Find the lines holding the string "that" in the data, then copy all of them.

==== Data provided ====

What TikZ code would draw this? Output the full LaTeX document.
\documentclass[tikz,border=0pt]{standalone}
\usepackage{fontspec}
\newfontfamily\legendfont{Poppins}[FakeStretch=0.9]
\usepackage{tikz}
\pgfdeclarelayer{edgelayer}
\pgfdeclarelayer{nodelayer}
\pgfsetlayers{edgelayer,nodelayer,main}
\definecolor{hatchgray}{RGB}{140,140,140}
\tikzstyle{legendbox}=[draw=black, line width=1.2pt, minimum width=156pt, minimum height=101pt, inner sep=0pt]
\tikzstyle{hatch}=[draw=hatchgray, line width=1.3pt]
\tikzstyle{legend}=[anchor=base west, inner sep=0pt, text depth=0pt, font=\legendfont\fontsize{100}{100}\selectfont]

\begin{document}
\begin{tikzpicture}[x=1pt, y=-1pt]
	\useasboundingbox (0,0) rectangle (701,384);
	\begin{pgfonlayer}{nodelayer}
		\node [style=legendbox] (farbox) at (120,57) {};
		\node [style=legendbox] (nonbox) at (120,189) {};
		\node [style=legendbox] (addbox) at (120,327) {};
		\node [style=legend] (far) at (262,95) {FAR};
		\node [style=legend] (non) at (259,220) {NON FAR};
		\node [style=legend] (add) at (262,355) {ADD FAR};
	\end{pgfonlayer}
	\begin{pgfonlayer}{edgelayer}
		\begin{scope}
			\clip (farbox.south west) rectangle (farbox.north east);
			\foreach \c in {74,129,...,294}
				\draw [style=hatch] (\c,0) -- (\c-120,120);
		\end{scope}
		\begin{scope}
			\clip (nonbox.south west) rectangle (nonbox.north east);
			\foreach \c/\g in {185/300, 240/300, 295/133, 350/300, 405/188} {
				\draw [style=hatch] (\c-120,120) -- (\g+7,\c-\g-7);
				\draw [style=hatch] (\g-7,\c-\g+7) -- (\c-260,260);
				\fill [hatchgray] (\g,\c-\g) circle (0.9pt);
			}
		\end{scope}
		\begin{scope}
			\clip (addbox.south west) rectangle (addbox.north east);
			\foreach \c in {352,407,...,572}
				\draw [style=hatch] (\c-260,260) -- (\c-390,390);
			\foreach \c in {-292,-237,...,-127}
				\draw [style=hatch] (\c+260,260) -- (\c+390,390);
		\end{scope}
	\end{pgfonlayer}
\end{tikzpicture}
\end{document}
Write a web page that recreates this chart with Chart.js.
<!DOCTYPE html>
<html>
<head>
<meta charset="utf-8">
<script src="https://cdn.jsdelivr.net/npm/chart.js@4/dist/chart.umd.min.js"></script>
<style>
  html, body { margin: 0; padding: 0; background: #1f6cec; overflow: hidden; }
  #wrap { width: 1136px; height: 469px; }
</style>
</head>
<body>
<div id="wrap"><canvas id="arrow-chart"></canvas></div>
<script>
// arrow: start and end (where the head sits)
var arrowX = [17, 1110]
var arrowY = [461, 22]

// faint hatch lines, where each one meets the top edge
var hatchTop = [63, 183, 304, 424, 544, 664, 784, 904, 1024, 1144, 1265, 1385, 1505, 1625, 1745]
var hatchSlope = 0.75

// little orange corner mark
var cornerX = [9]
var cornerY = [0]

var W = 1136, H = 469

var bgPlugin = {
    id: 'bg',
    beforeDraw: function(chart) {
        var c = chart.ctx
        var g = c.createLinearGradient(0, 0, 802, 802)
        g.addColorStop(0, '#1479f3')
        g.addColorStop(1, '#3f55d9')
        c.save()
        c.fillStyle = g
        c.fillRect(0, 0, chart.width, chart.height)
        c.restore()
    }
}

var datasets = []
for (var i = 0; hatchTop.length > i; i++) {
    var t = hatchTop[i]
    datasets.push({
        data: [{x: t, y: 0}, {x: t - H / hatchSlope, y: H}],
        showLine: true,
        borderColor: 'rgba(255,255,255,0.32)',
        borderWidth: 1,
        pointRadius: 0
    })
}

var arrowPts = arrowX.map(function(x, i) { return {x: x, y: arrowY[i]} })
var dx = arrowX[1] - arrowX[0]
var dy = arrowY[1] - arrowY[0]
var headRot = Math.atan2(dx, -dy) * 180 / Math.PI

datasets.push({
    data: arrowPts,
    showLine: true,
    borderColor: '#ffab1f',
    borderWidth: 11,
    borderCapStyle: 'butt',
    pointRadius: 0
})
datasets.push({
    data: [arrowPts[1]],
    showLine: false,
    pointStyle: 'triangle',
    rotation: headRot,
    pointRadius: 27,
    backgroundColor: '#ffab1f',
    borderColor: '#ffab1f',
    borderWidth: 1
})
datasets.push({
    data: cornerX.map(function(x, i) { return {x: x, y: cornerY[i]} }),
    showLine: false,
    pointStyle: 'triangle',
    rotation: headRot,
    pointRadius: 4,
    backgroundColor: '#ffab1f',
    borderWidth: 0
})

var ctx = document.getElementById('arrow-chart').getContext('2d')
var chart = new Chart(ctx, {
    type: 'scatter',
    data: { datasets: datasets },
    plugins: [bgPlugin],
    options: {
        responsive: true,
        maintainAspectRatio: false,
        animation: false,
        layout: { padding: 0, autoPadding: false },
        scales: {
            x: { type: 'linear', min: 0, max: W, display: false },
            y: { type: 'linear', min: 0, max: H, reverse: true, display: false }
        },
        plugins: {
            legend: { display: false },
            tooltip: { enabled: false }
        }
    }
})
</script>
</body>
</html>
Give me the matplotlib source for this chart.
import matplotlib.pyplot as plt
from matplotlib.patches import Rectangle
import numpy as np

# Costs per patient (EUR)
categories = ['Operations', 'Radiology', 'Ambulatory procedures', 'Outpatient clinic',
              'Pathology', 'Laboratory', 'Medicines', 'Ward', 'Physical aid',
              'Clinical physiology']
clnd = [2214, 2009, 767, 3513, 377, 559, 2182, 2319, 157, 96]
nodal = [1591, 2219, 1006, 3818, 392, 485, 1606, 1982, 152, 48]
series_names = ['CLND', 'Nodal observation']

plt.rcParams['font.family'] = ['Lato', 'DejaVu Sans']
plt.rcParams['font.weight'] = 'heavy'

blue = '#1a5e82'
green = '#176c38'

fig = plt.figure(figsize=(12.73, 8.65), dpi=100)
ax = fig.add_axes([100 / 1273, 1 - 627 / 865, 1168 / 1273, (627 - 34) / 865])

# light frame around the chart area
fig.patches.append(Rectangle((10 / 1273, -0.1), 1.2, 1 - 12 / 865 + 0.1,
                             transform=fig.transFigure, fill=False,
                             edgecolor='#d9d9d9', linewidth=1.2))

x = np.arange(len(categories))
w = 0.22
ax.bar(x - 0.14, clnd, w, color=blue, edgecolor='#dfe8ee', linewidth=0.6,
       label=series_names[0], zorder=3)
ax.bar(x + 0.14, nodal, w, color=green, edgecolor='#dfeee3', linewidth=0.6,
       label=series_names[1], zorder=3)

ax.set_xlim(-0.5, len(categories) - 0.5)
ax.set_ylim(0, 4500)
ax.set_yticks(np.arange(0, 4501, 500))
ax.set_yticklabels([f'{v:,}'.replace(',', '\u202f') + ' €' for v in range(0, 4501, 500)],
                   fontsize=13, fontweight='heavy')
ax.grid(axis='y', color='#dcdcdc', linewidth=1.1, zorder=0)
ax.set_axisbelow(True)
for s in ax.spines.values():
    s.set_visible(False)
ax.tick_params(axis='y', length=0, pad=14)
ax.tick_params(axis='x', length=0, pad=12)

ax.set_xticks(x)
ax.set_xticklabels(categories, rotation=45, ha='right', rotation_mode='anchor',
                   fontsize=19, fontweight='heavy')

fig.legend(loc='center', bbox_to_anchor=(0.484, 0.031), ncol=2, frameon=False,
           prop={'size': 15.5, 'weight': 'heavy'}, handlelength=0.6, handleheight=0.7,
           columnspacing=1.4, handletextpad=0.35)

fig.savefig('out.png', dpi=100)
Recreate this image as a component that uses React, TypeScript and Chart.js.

====

▶ _Written solution_:
Write a web page that recreates this chart with Chart.js.
Recreate this image as a component that uses React, TypeScript and Chart.js.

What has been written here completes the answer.